TEXTILE MINISTRY HAILED

From SHAMIM AHMED RIZVI,
Islamabad

Sep 27 - Oct 03, 2004

Throughout the country, addition of one cabinet portfolio i.e. the ministry of textile is being hailed in the concerned circles as it meets an old outstanding demand of the industry. All Pakistan Textile Mills Association has lauded the creation of 'Textile Ministry' and cited it as the need of the hour. Aptma Chairman Waqar Monnoo said that the Textile Ministry had been an old demand of the Association.

"India, Sri Lanka and Bangladesh have already created separate ministries for the textile sector. Now, the textile sector in Pakistan would be able to resolve the sector's problems and issues with the help of an exclusive ministry, he said adding that the Indian textile ministry co-ordinates and monitors the activities relating to research and development in collaboration with textile associations. It also extends financial support to the associations for undertaking research and development projects, he said, and added that the new ministry in Pakistan would help develop relation between the industry and the government. Presently, the textile related policies and operational decisions are effected at various ministries like ministry of industry and production, ministry of agriculture and ministry of commerce. This has often paralyzed implementation of important decisions in timely manner and many justified proposals and demands of the proposals and demands of the industry went unattended, he said.

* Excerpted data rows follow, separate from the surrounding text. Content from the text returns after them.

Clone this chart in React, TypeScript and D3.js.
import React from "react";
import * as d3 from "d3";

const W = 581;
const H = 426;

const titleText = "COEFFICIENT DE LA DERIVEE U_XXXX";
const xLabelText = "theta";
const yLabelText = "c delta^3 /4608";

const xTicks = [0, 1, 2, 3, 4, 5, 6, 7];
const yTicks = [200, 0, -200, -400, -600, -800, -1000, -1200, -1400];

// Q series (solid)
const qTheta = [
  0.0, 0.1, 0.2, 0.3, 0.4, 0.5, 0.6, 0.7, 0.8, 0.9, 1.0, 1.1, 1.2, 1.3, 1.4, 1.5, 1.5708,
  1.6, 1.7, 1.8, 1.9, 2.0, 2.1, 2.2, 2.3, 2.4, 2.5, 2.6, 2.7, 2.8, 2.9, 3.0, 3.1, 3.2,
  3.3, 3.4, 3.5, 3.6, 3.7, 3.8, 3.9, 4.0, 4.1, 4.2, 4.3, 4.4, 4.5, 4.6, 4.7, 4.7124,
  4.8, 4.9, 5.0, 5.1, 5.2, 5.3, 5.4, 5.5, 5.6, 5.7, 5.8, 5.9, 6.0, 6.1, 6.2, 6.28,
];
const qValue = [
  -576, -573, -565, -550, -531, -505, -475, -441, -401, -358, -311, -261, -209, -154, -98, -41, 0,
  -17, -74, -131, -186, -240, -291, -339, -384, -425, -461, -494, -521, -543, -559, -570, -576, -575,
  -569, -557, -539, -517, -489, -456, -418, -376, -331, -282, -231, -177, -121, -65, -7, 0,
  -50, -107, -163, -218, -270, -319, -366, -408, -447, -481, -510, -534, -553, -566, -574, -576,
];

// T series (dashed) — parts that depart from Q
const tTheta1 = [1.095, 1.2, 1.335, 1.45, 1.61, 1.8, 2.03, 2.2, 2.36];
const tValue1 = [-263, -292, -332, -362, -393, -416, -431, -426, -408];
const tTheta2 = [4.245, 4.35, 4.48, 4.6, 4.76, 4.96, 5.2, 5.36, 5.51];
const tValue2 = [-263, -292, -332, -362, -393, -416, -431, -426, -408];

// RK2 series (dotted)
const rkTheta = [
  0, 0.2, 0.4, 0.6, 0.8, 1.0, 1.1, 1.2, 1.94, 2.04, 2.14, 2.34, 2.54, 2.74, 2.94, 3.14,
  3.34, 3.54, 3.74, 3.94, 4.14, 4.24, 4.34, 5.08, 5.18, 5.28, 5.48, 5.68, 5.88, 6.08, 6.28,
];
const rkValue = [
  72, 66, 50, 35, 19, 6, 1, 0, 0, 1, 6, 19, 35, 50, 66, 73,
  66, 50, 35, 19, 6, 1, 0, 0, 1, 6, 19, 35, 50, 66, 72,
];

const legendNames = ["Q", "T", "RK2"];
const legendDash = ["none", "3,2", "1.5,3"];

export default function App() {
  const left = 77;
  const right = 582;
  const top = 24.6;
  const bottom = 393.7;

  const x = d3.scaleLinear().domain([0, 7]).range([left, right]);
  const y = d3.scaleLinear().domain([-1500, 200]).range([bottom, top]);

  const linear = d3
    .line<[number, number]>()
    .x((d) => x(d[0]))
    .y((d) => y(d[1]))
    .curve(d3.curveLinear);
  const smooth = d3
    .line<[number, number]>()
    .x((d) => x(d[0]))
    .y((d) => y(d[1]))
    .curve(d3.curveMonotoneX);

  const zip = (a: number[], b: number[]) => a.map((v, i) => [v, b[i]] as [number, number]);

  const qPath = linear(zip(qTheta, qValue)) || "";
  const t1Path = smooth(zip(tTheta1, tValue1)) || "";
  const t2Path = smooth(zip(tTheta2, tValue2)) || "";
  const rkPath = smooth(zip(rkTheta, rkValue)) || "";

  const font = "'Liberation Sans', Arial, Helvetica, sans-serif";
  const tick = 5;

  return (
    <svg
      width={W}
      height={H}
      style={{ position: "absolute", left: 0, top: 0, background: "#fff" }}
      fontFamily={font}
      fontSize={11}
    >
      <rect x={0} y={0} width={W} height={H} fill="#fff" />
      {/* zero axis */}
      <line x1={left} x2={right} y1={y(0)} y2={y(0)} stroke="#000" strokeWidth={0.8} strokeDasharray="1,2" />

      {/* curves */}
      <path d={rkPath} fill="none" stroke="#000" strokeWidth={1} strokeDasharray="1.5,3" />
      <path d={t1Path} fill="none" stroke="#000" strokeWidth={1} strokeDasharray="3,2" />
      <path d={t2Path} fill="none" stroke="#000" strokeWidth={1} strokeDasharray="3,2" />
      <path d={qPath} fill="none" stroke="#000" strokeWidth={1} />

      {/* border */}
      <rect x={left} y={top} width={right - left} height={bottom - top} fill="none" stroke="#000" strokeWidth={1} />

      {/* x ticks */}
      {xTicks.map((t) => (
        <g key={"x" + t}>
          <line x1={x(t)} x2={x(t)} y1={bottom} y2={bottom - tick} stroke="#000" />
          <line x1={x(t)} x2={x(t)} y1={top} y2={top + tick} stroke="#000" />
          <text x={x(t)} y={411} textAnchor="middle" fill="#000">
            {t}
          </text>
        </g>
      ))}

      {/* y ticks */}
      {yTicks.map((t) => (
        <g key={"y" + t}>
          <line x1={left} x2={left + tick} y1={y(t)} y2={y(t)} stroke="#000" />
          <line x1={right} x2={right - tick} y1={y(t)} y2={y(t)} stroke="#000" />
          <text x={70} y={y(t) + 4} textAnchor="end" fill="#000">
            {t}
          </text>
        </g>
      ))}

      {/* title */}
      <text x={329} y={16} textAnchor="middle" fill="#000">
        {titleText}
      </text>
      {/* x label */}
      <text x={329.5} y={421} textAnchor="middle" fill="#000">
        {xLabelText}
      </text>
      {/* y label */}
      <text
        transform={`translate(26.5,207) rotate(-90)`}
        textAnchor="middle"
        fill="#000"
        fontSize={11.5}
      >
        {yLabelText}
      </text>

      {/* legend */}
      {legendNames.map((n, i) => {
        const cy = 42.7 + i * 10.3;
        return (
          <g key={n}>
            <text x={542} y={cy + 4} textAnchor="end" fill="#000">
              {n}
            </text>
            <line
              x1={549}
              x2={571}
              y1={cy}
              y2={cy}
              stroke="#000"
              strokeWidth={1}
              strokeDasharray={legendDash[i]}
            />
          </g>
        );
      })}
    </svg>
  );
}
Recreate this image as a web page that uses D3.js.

Textile industry has developed as the most important industrial sector of Pakistan both from internal and external point of views. This sector showed an expansion of over 35 percent during the last financial year and contributed $ 9 billion in country's total export earning of about 12.5 billion dollars. It still has a tremendous export potential and for that it needs further expansion and development. But at the same time it is faced with new challenges under the coming World Trade Organization (WTO) regime and for promptly dealing with the day to day problems and to undertake short-term and long-term measures to protect and promote the problems of this industry a separate Ministry was highly advisable. Despite the gap between demand and supply of cotton lint, Pakistan's textile industry with the industry's exports climbing to nearly $ 9 billion in fiscal year 2003-04. We can safely say that the overall textile exports may touch a magical mark of $ 10 billion by the end of the current fiscal. As of today, textile companies have exhausted more than 40 percent of the total allotted textile quota for United States said a research analyst.

The analyst believed that this surge in textile exports had beep in the backdrop of increase in industrial activity in the country that had been spurred by the private sector credit demand (Rs 76 billion in nine months to the textile sector). The rates of State Bank of Pakistan (SBP)'s concessionary Export Finance Scheme (EFS) have gone as low as 3 percent from 13 percent (rates prevailing couple of years ago), encouraging textile mills to raise money for working capital requirements. Likewise, textile companies had carried out capacity expansions to face the post WTO challenges. Textile machinery imports had surged in the last nine months to Rs. 370 billion (roughly 4 percent of total import figure and 17 percent of the total machinery import figure).

Although the phased implementation of the agreed framework under the World Trade Organization 9WTO) regime started as early as 1995, its real effect will be felt from January 1, 2005, when most trade barriers will either be removed or significantly reduced.

Among these an important and much talked about non-tariff barrier critical to Pakistan's exports that will be withdrawn relates to textile quotas. While this will represent a big step in making global trade freer, the eventuality of this act is being viewed cautiously by a circumspect set of developing countries with a large textile manufacturing and export sector. Consumers are looking forward to the gains that will accrue from the freer movement of textiles, while some producer countries are awaiting 2005 with a sense of uncertainty for the fierce competitive environment that may result from the dismantling of the quota regime. Pakistan, with textiles contributing 67 percent of total exports and 46 percent of its total manufacturing sector is one such country.

There is an urgent need to assess the fate of Pakistan's textiles once the shift to a non-quota regime has been made. The intense competition that will be generated as a result will require both producers and government to realign and reorient their policies and strategies. Obviously, only the most efficient, dependable, quality conscious and cost competitive manufacturers and exporters will be in a position to reap the benefits of free trade. In acquiring these gains, the Government of Pakistan will have a key role in complementing the efforts of producers by facilitating access to raw materials and in exporting finished goods. This will call for a policy framework in partnership with the private sector on WTO related matters. A detailed policy paper is, therefore, required to set out the contours of such a partnership.

How can we compete with China and India and how can we increase, or even sustain, our present share of 20 to 25 percent in world trade in textiles? What steps can Pakistan take to ensure that it does not lose out in a world in which quotas will no longer be a factor in determining where buyers purchase textile products and or where investors set up production capacities?

Since these are the worries and challenges facing our textile entrepreneur today, both the government and the private sector need to get their act together and identify, based on their present level of preparedness, the additional work needed and the timeframe available to them to turn this lowering of trade barriers to our advantage. These are the formidable challenges for the new minister for textile needing full-time attention.